WHAT IS EXPECTED
Reproduce all of the data exactly.

**** DATASET EXCERPT ****

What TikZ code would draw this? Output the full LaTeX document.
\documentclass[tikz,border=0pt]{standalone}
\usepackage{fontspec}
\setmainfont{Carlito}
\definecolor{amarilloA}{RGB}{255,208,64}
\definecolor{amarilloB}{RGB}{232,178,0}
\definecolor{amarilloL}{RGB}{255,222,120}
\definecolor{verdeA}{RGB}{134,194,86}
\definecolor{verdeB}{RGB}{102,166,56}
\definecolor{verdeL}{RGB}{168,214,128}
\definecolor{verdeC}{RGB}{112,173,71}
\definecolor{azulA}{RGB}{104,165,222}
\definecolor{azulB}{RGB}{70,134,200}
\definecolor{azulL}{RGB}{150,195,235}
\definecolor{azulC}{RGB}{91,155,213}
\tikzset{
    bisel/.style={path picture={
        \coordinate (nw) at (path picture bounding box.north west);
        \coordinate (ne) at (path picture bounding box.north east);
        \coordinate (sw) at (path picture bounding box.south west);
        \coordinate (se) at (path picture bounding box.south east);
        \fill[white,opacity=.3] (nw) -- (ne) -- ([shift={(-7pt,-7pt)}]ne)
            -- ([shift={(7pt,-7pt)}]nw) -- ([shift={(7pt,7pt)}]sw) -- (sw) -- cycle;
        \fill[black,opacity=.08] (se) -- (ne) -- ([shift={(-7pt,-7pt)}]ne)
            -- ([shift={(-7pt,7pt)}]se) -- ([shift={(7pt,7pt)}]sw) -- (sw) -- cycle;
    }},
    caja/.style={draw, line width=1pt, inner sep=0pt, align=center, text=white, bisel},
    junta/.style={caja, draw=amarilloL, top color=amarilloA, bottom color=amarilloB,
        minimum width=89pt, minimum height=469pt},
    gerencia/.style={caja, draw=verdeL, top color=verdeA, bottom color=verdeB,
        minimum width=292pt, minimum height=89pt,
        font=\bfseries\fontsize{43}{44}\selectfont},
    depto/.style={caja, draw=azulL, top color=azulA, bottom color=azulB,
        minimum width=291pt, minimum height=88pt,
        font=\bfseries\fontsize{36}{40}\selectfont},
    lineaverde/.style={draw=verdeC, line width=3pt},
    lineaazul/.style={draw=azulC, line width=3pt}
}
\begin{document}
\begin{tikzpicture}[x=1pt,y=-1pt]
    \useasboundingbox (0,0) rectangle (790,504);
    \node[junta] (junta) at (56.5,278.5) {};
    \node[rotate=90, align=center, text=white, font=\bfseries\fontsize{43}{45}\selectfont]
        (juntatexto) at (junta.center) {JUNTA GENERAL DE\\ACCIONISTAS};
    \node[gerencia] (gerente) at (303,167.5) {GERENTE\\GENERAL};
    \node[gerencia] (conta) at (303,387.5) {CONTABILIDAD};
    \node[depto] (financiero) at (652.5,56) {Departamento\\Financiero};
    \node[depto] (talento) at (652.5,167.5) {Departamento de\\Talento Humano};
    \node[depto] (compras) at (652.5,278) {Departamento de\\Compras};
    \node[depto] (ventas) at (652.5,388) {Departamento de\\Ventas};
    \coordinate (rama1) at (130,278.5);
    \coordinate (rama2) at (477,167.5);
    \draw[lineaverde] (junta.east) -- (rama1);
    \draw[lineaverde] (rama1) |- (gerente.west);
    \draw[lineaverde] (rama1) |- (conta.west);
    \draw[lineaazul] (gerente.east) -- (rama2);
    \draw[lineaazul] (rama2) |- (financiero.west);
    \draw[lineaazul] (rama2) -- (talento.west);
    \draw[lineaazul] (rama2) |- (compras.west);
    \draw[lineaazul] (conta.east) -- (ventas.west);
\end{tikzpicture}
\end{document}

****

OUTPUT FOR THIS EXERCISE
What TikZ code would draw this? Output the full LaTeX document.
\documentclass[tikz,border=0pt]{standalone}
\usepackage{fontspec}
\setmainfont{Carlito}
\definecolor{amarilloA}{RGB}{255,208,64}
\definecolor{amarilloB}{RGB}{232,178,0}
\definecolor{amarilloL}{RGB}{255,222,120}
\definecolor{verdeA}{RGB}{134,194,86}
\definecolor{verdeB}{RGB}{102,166,56}
\definecolor{verdeL}{RGB}{168,214,128}
\definecolor{verdeC}{RGB}{112,173,71}
\definecolor{azulA}{RGB}{104,165,222}
\definecolor{azulB}{RGB}{70,134,200}
\definecolor{azulL}{RGB}{150,195,235}
\definecolor{azulC}{RGB}{91,155,213}
\tikzset{
    bisel/.style={path picture={
        \coordinate (nw) at (path picture bounding box.north west);
        \coordinate (ne) at (path picture bounding box.north east);
        \coordinate (sw) at (path picture bounding box.south west);
        \coordinate (se) at (path picture bounding box.south east);
        \fill[white,opacity=.3] (nw) -- (ne) -- ([shift={(-7pt,-7pt)}]ne)
            -- ([shift={(7pt,-7pt)}]nw) -- ([shift={(7pt,7pt)}]sw) -- (sw) -- cycle;
        \fill[black,opacity=.08] (se) -- (ne) -- ([shift={(-7pt,-7pt)}]ne)
            -- ([shift={(-7pt,7pt)}]se) -- ([shift={(7pt,7pt)}]sw) -- (sw) -- cycle;
    }},
    caja/.style={draw, line width=1pt, inner sep=0pt, align=center, text=white, bisel},
    junta/.style={caja, draw=amarilloL, top color=amarilloA, bottom color=amarilloB,
        minimum width=89pt, minimum height=469pt},
    gerencia/.style={caja, draw=verdeL, top color=verdeA, bottom color=verdeB,
        minimum width=292pt, minimum height=89pt,
        font=\bfseries\fontsize{43}{44}\selectfont},
    depto/.style={caja, draw=azulL, top color=azulA, bottom color=azulB,
        minimum width=291pt, minimum height=88pt,
        font=\bfseries\fontsize{36}{40}\selectfont},
    lineaverde/.style={draw=verdeC, line width=3pt},
    lineaazul/.style={draw=azulC, line width=3pt}
}
\begin{document}
\begin{tikzpicture}[x=1pt,y=-1pt]
    \useasboundingbox (0,0) rectangle (790,504);
    \node[junta] (junta) at (56.5,278.5) {};
    \node[rotate=90, align=center, text=white, font=\bfseries\fontsize{43}{45}\selectfont]
        (juntatexto) at (junta.center) {JUNTA GENERAL DE\\ACCIONISTAS};
    \node[gerencia] (gerente) at (303,167.5) {GERENTE\\GENERAL};
    \node[gerencia] (conta) at (303,387.5) {CONTABILIDAD};
    \node[depto] (financiero) at (652.5,56) {Departamento\\Financiero};
    \node[depto] (talento) at (652.5,167.5) {Departamento de\\Talento Humano};
    \node[depto] (compras) at (652.5,278) {Departamento de\\Compras};
    \node[depto] (ventas) at (652.5,388) {Departamento de\\Ventas};
    \coordinate (rama1) at (130,278.5);
    \coordinate (rama2) at (477,167.5);
    \draw[lineaverde] (junta.east) -- (rama1);
    \draw[lineaverde] (rama1) |- (gerente.west);
    \draw[lineaverde] (rama1) |- (conta.west);
    \draw[lineaazul] (gerente.east) -- (rama2);
    \draw[lineaazul] (rama2) |- (financiero.west);
    \draw[lineaazul] (rama2) -- (talento.west);
    \draw[lineaazul] (rama2) |- (compras.west);
    \draw[lineaazul] (conta.east) -- (ventas.west);
\end{tikzpicture}
\end{document}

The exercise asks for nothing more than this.